The figure is up $450m on last year, representing an average growth of 9.4 per cent across the whole organisation – slightly behind the 10.7 per cent global growth at BDO, one of its chief mid-market rivals.
Peter Bodin, chief executive of the professional services firm’s international network, headquartered in the UK, said: “Our success this year is the result of a deliberate strategic focus on our core mid-market client base, and our key strategic growth markets where we want to be successful.
“Being clear on where we need to develop our capabilities, and focusing on quality in those core markets, has underpinned this performance.”

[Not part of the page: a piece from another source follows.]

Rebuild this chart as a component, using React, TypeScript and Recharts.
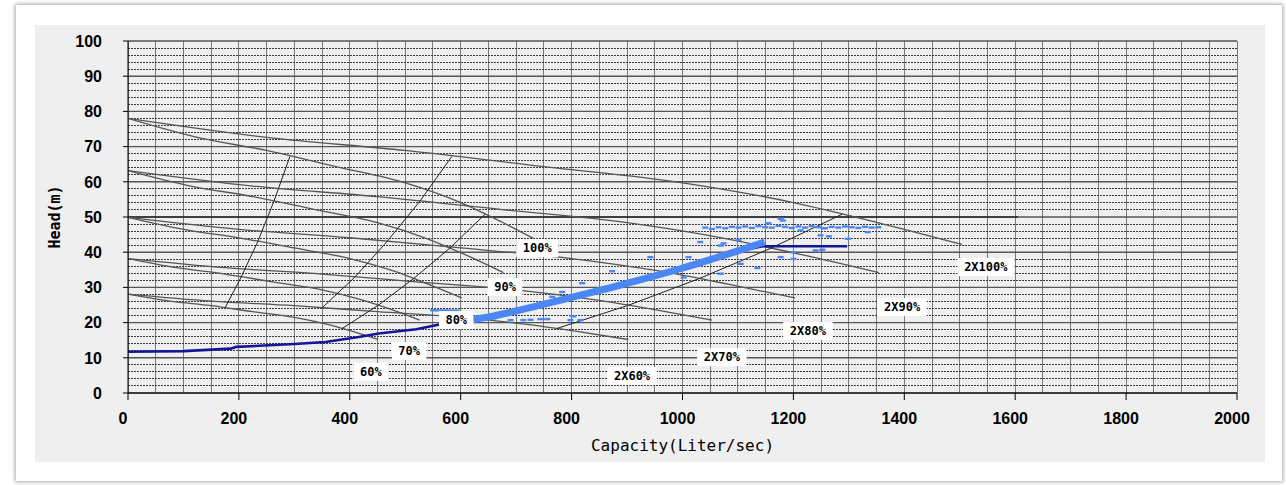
import { ComposedChart, Line, Scatter, XAxis, YAxis, CartesianGrid } from "recharts";

// axis ticks
const xTicks = [0, 200, 400, 600, 800, 1000, 1200, 1400, 1600, 1800, 2000];
const yTicks = [0, 10, 20, 30, 40, 50, 60, 70, 80, 90, 100];

// single pump curves (capacity l/s, head m)
const q100 = [0, 125, 250, 375, 500, 600, 675, 752];
const h100 = [78, 72.6, 68.9, 64.3, 59.7, 54.1, 48.5, 42.2];
const q90 = [0, 113, 225, 338, 450, 540, 608, 677];
const h90 = [63.2, 58.8, 55.8, 52.1, 48.4, 43.8, 39.3, 34.2];
const q80 = [0, 100, 200, 300, 400, 480, 540, 602];
const h80 = [49.9, 46.5, 44.1, 41.2, 38.2, 34.6, 31.0, 27.0];
const q70 = [0, 88, 175, 263, 350, 420, 473, 526];
const h70 = [38.2, 35.6, 33.8, 31.5, 29.3, 26.5, 23.8, 20.7];
const q60 = [0, 75, 150, 225, 300, 360, 405, 451];
const h60 = [28.1, 26.1, 24.8, 23.1, 21.5, 19.5, 17.5, 15.2];

// two pumps in parallel
const q2x100 = [0, 250, 500, 750, 1000, 1200, 1350, 1504];
const q2x90 = [0, 225, 450, 675, 900, 1080, 1215, 1354];
const q2x80 = [0, 200, 400, 600, 800, 960, 1080, 1203];
const q2x70 = [0, 175, 350, 525, 700, 840, 945, 1053];
const q2x60 = [0, 150, 300, 450, 600, 720, 810, 902];

// lines across speeds
const qIsoA = [292, 263, 234, 204, 175];
const hIsoA = [67.2, 54.4, 43.0, 32.9, 24.2];
const qIsoB = [584, 526, 467, 409, 350];
const qIsoC = [644, 580, 515, 451, 386];
const hIsoC = [50.8, 41.1, 32.5, 24.9, 18.3];
const qIsoD = [1288, 1159, 1030, 902, 773];

const qLimit = [0, 1605];
const hLimit = [50, 50];

// system / measured
const qSystem = [0, 100, 185, 195, 300, 356, 416, 452, 520, 557, 623, 700, 800, 900, 1000, 1100, 1145, 1297];
const hSystem = [11.7, 11.9, 12.6, 13.1, 13.9, 14.5, 15.9, 16.9, 18.1, 19.3, 20.9, 23.3, 27.0, 31.0, 35.4, 40.3, 41.7, 41.7];
const qBand = [623, 650, 700, 760, 816, 870, 930, 996, 1050, 1100, 1148];
const hBand = [20.9, 21.6, 23.3, 25.6, 27.8, 29.9, 32.4, 35.3, 37.9, 40.4, 42.9];
const qShort = [545, 598];
const hShort = [23.5, 23.4];
const qDots = [
  1041, 1053, 1065, 1077, 1089, 1101, 1113, 1125, 1137, 1149, 1161, 1173, 1185, 1197, 1209, 1221, 1233, 1245,
  1257, 1269, 1281, 1293, 1305, 1317, 1329, 1341, 1353,
  1177, 1181, 1155, 1334, 1249, 1264, 1298, 1101, 1032, 1074, 1069, 1240, 1252, 1200, 1177, 1011, 942, 1105,
  1135, 1200, 1069, 1002, 873, 819, 783, 765, 744, 756, 726, 713, 798, 803, 816, 690, 659, 1213,
];
const hDots = [
  47.0, 46.6, 47.1, 46.8, 47.2, 47.0, 47.3, 46.9, 47.4, 47.1, 47.0, 47.5, 47.2, 46.9, 47.3, 47.0, 47.4, 47.1,
  46.8, 47.2, 47.0, 47.3, 47.1, 46.9, 47.2, 47.0, 47.1,
  49.5, 49.0, 48.2, 45.7, 44.8, 44.5, 43.8, 43.5, 42.9, 42.5, 41.9, 40.5, 40.7, 40.0, 38.6, 38.6, 38.6, 36.7,
  35.5, 38.1, 33.9, 32.8, 34.6, 31.2, 28.7, 27.3, 21.0, 21.0, 20.8, 20.7, 20.7, 21.8, 20.7, 20.7, 21.2, 46.2,
];

// curve labels
const labelText = ["100%", "90%", "80%", "70%", "60%", "2X60%", "2X70%", "2X80%", "2X90%", "2X100%"];
const labelQ = [738, 680, 592, 507, 438, 909, 1071, 1226, 1396, 1547];
const labelH = [41.2, 30.1, 20.7, 11.9, 6.0, 4.8, 10.2, 17.6, 24.4, 35.8];

const zip = (q: number[], h: number[]) => q.map((x, i) => ({ q: x, h: h[i] }));

const pumpCurves = [
  zip(q100, h100), zip(q90, h90), zip(q80, h80), zip(q70, h70), zip(q60, h60),
  zip(q2x100, h100), zip(q2x90, h90), zip(q2x80, h80), zip(q2x70, h70), zip(q2x60, h60),
];
const isoLines = [zip(qIsoA, hIsoA), zip(qIsoB, hIsoA), zip(qIsoC, hIsoC), zip(qIsoD, hIsoC)];
const labels = labelText.map((t, i) => ({ t, q: labelQ[i], h: labelH[i] }));

const vGrid = Array.from({ length: 41 }, (_, i) => i * 50);
const minorY = Array.from({ length: 50 }, (_, i) => i * 2).filter((v) => v % 10 !== 0);

const LIGHT = "#4a86f4";
const NAVY = "#15159a";

function LabelBox(props: any) {
  const { cx, cy, payload } = props;
  const w = payload.t.length * 7.5 + 12;
  return (
    <g>
      <rect x={cx - w / 2} y={cy - 9} width={w} height={18} fill="#fff" />
      <text x={cx} y={cy} dy="0.36em" textAnchor="middle" fontFamily="DejaVu Sans Mono" fontWeight="bold" fontSize={12} fill="#000">
        {payload.t}
      </text>
    </g>
  );
}

function Dash(props: any) {
  const { cx, cy } = props;
  return <rect x={cx - 3} y={cy - 1.2} width={6} height={2.4} fill={LIGHT} />;
}

function XTick(props: any) {
  const { x, y, payload } = props;
  return (
    <text x={x - 5} y={y} dy="0.71em" textAnchor="middle" fontFamily="Liberation Sans" fontWeight="bold" fontSize={16} fill="#000">
      {payload.value}
    </text>
  );
}

function YTick(props: any) {
  const { x, y, payload } = props;
  return (
    <text x={x} y={y} dy="0.36em" textAnchor="end" fontFamily="Liberation Sans" fontWeight="bold" fontSize={16} fill="#000">
      {payload.value}
    </text>
  );
}

function YLabel(props: any) {
  const { viewBox } = props;
  const cx = viewBox.x - 13;
  const cy = viewBox.y + viewBox.height / 2;
  return (
    <text x={cx} y={cy} dy="0.36em" textAnchor="middle" transform={`rotate(-90, ${cx}, ${cy})`} fontFamily="DejaVu Sans Mono" fontWeight="bold" fontSize={15} fill="#000">
      Head(m)
    </text>
  );
}

export default function App() {
  return (
    <div style={{ position: "fixed", left: 0, top: 0, width: 1286, height: 485, background: "#fff", overflow: "hidden" }}>
      <div style={{ position: "absolute", left: 16, top: 5, width: 1266, height: 476, background: "#fff", boxShadow: "0 0 4px 1px rgba(0,0,0,0.35)" }} />
      <div style={{ position: "absolute", left: 35, top: 25, width: 1230, height: 437, background: "#efefef" }} />
      <div style={{ position: "absolute", left: 0, top: 0 }}>
        <ComposedChart width={1286} height={485} margin={{ top: 41, right: 49, bottom: 33, left: 68 }}>
          <CartesianGrid verticalValues={vGrid} horizontal={false} stroke="#7a7a7a" strokeWidth={1} shapeRendering="crispEdges" />
          <CartesianGrid horizontalValues={minorY} vertical={false} stroke="#3a3a3a" strokeDasharray="1.5 1.5" shapeRendering="crispEdges" />
          <CartesianGrid horizontalValues={yTicks} vertical={false} stroke="#555" strokeWidth={1.4} />
          <XAxis
            dataKey="q"
            type="number"
            domain={[0, 2000]}
            ticks={xTicks}
            interval={0}
            allowDataOverflow
            height={59}
            tickSize={7}
            tickMargin={13}
            tick={<XTick />}
            stroke="#000"
            label={{ value: "Capacity(Liter/sec)", position: "insideBottom", offset: 1, fontFamily: "DejaVu Sans Mono", fontSize: 16, fill: "#000" }}
          />
          <YAxis
            dataKey="h"
            type="number"
            domain={[0, 100]}
            ticks={yTicks}
            interval={0}
            allowDataOverflow
            width={60}
            tickSize={5}
            tickMargin={21}
            tick={<YTick />}
            stroke="#000"
            label={<YLabel />}
          />
          <Line data={zip(qLimit, hLimit)} dataKey="h" stroke="#2a2a2a" strokeWidth={1.6} dot={false} activeDot={false} isAnimationActive={false} />
          {pumpCurves.map((d, i) => (
            <Line key={"p" + i} data={d} dataKey="h" type="monotone" stroke="#555" strokeWidth={1.3} dot={false} activeDot={false} isAnimationActive={false} />
          ))}
          {isoLines.map((d, i) => (
            <Line key={"i" + i} data={d} dataKey="h" stroke="#222" strokeWidth={1} dot={false} activeDot={false} isAnimationActive={false} />
          ))}
          <Line data={zip(qSystem, hSystem)} dataKey="h" stroke={NAVY} strokeWidth={2.6} dot={false} activeDot={false} isAnimationActive={false} />
          <Scatter data={zip(qDots, hDots)} fill={LIGHT} shape={<Dash />} isAnimationActive={false} />
          <Line data={zip(qShort, hShort)} dataKey="h" stroke={LIGHT} strokeWidth={2.4} dot={false} activeDot={false} isAnimationActive={false} />
          <Line data={zip(qBand, hBand)} dataKey="h" type="monotone" stroke={LIGHT} strokeWidth={7} dot={false} activeDot={false} isAnimationActive={false} />
          <Scatter data={labels} fill="#fff" shape={<LabelBox />} isAnimationActive={false} />
        </ComposedChart>
      </div>
    </div>
  );
}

Strong mergers and acquisitions activity underpinned much of Grant Thornton International’s growth, with the firm making 24 deals with 10 other companies. Mergers in Japan and South Africa drove revenue increases of 18.7 per cent and 54.7 per cent in Asia and Africa respectively. Average growth in Europe stood at 7.7 per cent.
The US remained its biggest market, generating $2.5bn in fee income, followed by $1.5bn in Europe.
“It’s great to see our firms from markets across the globe flourishing as we continue to build a sustainable next-generation professional services organisation,” said Bodin.
Across its service lines, tax grew by 14.8 per cent, and advisory by 10.4 per cent.
Full results for Grant Thornton’s UK operations have not yet been released. The firm is currently the UK’s fifth-largest auditor – behind global giants the Big Four – Deloitte, EY, KPMG and PwC – but is set to lose that title after the impending merger of sixth-place BDO UK with Moore Stephens.
Grant Thornton UK attracted controversy last year for its role as auditor of scandal-hit cafe Patisserie Valerie, and the ousting of its boss Sacha Romanovitch following criticism from within its partners.